— What to do —
From the entries below, print exactly the span beginning with the line holding "What Apache ECharts" and ending with the line holding "75, 85, 95];", endpoints included, and skip any pictures.

— Rows from a dataset of charts and code —

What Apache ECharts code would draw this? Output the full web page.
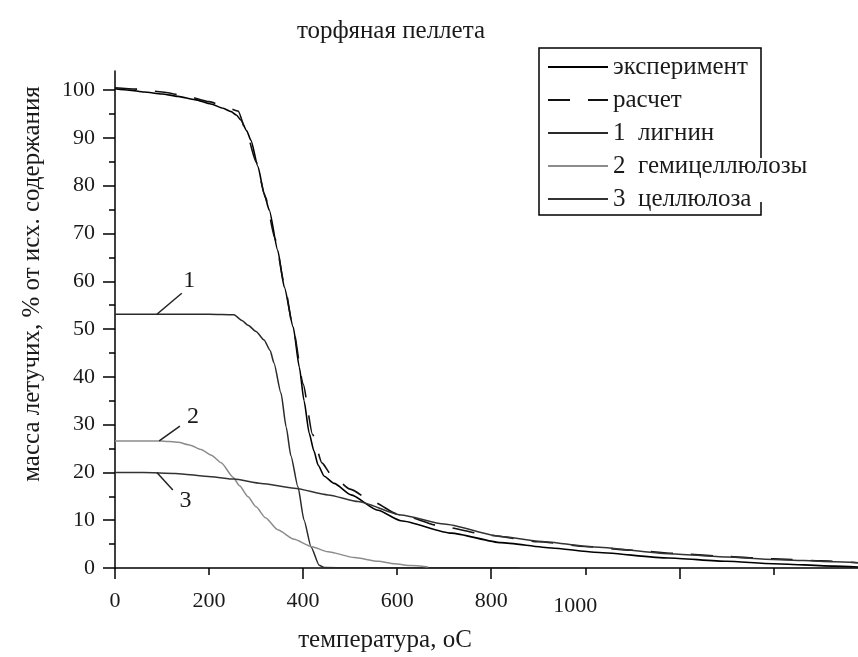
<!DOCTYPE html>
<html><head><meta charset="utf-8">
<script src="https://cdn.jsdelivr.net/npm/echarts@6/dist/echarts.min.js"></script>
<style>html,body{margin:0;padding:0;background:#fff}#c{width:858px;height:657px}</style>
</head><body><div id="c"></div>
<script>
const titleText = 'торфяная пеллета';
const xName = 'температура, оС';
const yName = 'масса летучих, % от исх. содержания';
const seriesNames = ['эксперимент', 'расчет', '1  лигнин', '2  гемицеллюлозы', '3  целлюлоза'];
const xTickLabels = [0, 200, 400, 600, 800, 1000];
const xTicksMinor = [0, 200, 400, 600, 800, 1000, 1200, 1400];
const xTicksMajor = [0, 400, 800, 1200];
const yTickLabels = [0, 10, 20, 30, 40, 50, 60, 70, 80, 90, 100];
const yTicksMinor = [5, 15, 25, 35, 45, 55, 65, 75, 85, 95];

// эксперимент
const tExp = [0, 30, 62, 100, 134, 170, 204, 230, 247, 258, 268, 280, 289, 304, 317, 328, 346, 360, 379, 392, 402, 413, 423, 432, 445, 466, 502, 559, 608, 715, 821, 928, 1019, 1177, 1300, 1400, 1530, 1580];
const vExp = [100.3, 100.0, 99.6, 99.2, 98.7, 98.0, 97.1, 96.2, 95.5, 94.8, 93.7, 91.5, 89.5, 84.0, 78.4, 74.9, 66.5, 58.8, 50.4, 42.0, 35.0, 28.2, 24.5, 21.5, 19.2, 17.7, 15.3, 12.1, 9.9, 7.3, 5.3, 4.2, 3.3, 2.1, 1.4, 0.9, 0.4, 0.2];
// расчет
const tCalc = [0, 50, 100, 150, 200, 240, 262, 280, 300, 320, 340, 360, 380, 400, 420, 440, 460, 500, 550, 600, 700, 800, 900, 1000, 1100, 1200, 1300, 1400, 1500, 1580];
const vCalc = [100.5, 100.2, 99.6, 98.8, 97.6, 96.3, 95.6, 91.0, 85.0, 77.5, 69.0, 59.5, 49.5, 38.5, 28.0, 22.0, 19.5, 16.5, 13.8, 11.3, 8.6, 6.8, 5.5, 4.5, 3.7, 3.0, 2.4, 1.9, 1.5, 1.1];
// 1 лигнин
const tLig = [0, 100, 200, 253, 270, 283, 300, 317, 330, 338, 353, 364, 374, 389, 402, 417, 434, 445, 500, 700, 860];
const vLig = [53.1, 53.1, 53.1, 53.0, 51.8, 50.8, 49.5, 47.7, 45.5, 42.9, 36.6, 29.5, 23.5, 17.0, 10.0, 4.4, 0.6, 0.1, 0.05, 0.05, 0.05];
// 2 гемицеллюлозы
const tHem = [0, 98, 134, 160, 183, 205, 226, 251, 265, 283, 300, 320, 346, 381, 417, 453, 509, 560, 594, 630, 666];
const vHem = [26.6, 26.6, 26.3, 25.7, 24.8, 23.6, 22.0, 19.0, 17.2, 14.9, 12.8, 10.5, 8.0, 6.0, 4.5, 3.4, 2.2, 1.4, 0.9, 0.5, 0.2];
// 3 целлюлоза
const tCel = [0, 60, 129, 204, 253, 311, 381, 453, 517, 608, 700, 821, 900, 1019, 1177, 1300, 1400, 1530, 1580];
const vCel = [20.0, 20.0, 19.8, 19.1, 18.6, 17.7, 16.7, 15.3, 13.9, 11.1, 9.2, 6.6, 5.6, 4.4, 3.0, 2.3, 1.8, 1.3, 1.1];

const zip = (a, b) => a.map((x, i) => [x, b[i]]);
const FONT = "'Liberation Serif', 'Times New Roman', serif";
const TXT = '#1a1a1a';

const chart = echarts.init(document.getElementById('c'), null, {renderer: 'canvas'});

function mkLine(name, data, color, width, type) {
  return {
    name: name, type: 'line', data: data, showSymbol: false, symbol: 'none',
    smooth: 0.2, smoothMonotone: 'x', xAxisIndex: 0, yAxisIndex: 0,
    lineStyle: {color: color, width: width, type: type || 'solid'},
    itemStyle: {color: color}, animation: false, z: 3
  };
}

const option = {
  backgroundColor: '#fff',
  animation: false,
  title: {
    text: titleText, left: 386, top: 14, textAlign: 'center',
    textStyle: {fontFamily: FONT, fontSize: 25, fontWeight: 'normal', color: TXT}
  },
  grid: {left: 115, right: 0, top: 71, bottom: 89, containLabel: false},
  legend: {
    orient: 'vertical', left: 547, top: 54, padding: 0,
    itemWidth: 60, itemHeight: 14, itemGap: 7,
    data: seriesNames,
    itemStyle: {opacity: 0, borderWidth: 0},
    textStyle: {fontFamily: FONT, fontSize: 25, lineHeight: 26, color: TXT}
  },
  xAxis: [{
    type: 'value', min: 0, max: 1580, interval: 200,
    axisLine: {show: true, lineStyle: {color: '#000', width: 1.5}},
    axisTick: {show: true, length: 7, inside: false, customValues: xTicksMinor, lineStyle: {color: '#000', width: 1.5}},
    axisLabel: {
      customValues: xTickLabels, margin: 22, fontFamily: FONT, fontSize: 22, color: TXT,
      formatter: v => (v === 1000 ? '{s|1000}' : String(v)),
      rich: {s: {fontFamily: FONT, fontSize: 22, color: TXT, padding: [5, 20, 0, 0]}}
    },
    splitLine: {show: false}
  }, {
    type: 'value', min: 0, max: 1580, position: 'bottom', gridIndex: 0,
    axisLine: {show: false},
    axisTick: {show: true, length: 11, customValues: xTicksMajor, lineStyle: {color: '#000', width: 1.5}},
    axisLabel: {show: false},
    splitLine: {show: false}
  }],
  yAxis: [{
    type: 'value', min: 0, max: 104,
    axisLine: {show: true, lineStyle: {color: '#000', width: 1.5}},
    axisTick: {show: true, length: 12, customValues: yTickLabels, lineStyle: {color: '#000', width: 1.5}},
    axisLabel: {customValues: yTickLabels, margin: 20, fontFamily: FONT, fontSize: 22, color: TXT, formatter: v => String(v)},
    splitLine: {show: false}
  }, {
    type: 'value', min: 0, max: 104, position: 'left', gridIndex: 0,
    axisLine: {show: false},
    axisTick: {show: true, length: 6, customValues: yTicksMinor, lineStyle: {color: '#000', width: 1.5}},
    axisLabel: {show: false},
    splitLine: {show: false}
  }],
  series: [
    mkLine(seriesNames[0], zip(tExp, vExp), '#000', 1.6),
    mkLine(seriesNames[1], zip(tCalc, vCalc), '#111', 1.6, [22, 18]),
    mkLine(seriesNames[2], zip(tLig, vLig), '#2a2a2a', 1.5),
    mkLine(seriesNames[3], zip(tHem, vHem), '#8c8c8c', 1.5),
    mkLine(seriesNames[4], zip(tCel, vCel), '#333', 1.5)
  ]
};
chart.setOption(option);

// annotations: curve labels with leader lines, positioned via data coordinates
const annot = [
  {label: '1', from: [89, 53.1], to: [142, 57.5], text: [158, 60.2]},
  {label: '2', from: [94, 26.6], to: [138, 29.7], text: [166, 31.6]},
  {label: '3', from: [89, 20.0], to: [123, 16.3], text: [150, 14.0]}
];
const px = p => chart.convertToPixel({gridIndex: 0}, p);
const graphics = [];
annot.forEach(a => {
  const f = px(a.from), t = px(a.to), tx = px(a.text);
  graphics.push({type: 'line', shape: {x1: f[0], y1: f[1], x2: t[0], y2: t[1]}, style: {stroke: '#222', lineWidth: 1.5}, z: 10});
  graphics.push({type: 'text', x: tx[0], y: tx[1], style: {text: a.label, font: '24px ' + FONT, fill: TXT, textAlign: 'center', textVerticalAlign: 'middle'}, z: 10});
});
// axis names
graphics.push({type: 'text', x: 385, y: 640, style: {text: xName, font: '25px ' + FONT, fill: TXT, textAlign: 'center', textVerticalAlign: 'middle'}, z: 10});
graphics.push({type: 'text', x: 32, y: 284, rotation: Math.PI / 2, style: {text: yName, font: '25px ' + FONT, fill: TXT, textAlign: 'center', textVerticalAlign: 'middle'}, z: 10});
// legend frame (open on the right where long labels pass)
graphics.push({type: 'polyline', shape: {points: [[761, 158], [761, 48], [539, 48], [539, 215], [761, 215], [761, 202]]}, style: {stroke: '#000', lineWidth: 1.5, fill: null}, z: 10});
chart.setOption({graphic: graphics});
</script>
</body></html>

* * *

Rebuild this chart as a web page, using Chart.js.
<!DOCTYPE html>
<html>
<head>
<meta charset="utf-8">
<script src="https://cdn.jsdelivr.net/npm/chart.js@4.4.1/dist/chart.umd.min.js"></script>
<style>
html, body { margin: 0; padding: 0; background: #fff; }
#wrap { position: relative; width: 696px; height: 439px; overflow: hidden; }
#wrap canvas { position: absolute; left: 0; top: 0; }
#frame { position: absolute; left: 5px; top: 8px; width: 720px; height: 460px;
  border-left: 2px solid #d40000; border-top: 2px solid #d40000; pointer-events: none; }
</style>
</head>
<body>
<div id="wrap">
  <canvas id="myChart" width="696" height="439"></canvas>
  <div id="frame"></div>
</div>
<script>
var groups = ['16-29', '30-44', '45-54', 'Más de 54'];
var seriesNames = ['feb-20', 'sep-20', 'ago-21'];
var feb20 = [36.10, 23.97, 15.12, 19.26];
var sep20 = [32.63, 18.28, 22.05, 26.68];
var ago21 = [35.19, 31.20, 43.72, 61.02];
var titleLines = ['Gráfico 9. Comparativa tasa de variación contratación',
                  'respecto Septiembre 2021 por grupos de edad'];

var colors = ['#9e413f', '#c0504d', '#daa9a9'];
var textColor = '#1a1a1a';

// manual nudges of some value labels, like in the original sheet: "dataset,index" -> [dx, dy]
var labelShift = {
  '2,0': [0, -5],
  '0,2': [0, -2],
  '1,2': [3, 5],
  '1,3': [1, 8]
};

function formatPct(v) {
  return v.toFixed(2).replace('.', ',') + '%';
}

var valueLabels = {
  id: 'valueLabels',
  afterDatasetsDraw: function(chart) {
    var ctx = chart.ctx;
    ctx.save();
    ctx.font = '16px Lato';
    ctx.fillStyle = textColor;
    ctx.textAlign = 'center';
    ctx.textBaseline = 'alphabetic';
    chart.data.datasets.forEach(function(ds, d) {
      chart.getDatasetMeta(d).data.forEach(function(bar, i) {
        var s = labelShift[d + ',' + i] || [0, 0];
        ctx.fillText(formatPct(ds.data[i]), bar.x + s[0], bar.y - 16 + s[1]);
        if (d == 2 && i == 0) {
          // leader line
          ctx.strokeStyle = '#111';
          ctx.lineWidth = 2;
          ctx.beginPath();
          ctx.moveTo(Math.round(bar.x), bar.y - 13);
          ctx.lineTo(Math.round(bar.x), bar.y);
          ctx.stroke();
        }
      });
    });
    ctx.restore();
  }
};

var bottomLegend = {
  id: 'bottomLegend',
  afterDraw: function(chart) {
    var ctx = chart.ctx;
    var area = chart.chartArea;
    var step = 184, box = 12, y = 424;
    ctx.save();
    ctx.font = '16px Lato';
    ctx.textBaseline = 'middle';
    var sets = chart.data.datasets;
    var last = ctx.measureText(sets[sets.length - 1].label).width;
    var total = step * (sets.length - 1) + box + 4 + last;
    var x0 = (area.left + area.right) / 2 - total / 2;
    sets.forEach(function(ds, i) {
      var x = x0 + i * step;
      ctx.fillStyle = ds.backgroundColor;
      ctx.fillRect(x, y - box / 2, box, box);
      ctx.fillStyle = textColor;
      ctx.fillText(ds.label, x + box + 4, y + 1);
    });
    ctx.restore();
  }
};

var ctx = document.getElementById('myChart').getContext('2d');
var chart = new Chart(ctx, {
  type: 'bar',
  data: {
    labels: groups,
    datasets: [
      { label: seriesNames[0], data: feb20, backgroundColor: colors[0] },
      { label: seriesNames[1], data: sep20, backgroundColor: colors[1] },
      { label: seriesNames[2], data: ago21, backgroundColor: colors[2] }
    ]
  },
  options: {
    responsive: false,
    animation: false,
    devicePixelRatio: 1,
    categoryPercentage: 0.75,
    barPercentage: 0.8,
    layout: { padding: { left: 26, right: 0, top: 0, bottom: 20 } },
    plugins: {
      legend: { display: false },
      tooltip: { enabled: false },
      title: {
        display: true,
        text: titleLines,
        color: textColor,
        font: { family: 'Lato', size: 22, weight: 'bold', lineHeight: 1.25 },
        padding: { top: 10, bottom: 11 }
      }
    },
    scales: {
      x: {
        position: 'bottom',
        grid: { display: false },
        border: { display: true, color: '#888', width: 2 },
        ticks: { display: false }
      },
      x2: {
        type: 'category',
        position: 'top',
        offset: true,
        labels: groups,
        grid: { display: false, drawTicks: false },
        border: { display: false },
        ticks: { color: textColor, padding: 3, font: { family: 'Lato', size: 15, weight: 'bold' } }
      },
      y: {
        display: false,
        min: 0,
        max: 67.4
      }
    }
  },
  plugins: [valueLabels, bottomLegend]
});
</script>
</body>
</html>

— Output of the exercise —
What Apache ECharts code would draw this? Output the full web page.
<!DOCTYPE html>
<html><head><meta charset="utf-8">
<script src="https://cdn.jsdelivr.net/npm/echarts@6/dist/echarts.min.js"></script>
<style>html,body{margin:0;padding:0;background:#fff}#c{width:858px;height:657px}</style>
</head><body><div id="c"></div>
<script>
const titleText = 'торфяная пеллета';
const xName = 'температура, оС';
const yName = 'масса летучих, % от исх. содержания';
const seriesNames = ['эксперимент', 'расчет', '1  лигнин', '2  гемицеллюлозы', '3  целлюлоза'];
const xTickLabels = [0, 200, 400, 600, 800, 1000];
const xTicksMinor = [0, 200, 400, 600, 800, 1000, 1200, 1400];
const xTicksMajor = [0, 400, 800, 1200];
const yTickLabels = [0, 10, 20, 30, 40, 50, 60, 70, 80, 90, 100];
const yTicksMinor = [5, 15, 25, 35, 45, 55, 65, 75, 85, 95];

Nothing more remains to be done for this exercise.